Wednesday, 19 September 2012

Turning letters into numbers in Ruby (Excel style)

Today I was writing some code to update an Excel file with more recent data from various sources. I was using JRuby with jruby-poi, it provides a nice API and so far it's the only gem I found that can open and edit an xlsx file without breaking it.

I had an interface problem however, I was trying to provide the people that will use my code an easy interface, so I needed them to be able to pass me [excel's] columns as letters (A, B ,C...), but for editing with poi the interface is the object Rows, an Enumerable with numbered indexes like an Array, that is, I can't do rows['A'][1], I must do rows[0][0].

Googled around for a few ideas and I came up with this (it works up to column AZ as far as I know)

class String
    def to_number
        number ="A-Z", "1-9a-q").to_i(27)
        number -= 1 if number > 27
        return number

It works fine with strings that are just an capital letter, I didn't do a sanity check because you might wanted convert a bunch of letters in the same string, also because your column might be something like 'AA' or 'AB'. If you were looking for the simple answer you can stop reading here.

I'm gonna math-nerdout here a bit to explain what is happening:
the method "tr" here will replace everything from "A" to "I" with the numbers from 1 to 9, everything else will be replaced with the letters from "a" to "q" which are the numbers and letters used in the base 27 numeric representation.

For those of you unfamiliar with numeric which aren't base 10, they are represented as such:
0 to 9 stays the same, but everything after that are letters from English alphabet.

So 10 in base 27 is 'a', 26 is 'q' (the last letter used by base 27) and 27 is '10'.

(Don't ask me how are numbers represented in any base greater than 36 (where 35 is 'z'), Ruby won't accept any greater base anyway.)

The argument 27 in the "to_i" call is to tell ruby that the string is a number in base 27 for when it does the conversion to Fixnum (you can also "to_s 27 "if you want to convert a number to base 27 ).

Let's say your string was 'AA', the tr method will turn it into '11', this is not "eleven", in base 27 this is 28*. But the result we wanted is 27, not 28 (AA is column number 27), thus the "-1 if number > 27".

I could explore this solution to come up with some better math to make sure this method worked correctly even if you're looking for column 'ZZZZZ', but I don't need it, as this was a very small problem from the big problem I was facing today.
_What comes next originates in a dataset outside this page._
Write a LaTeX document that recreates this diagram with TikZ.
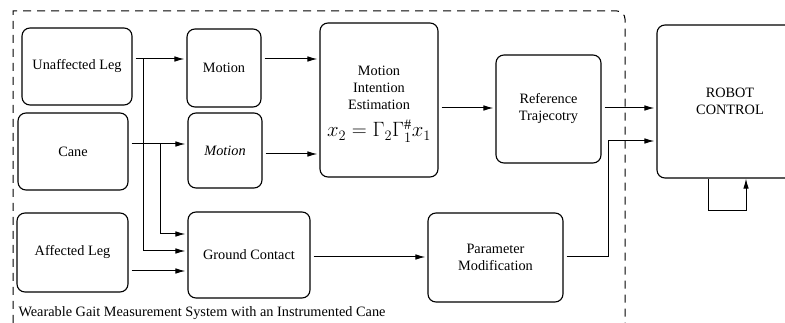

*Trying to explain this in layman's terms (since I myself am a layman) 
Normally we represent numbers in base 10, this means that when we get to the number "ten" it kinda loops the representation and goes back to zero preceded by a 1, this one indicates how many "full loops" we've done to the base so we represent the number ten like so: "10".

However, if we increase the base , we need more symbols, so at base 20 when we reach "ten" we can't represent as "10" (that would be twenty) because we haven't looped it yet, so we just borrow letters till we have enough symbols to represent all numbers in one loop of the base.

In the case of base 20,  we represent one as "1"; nine as "9", ten as "a", nineteen as "j", twenty as "10".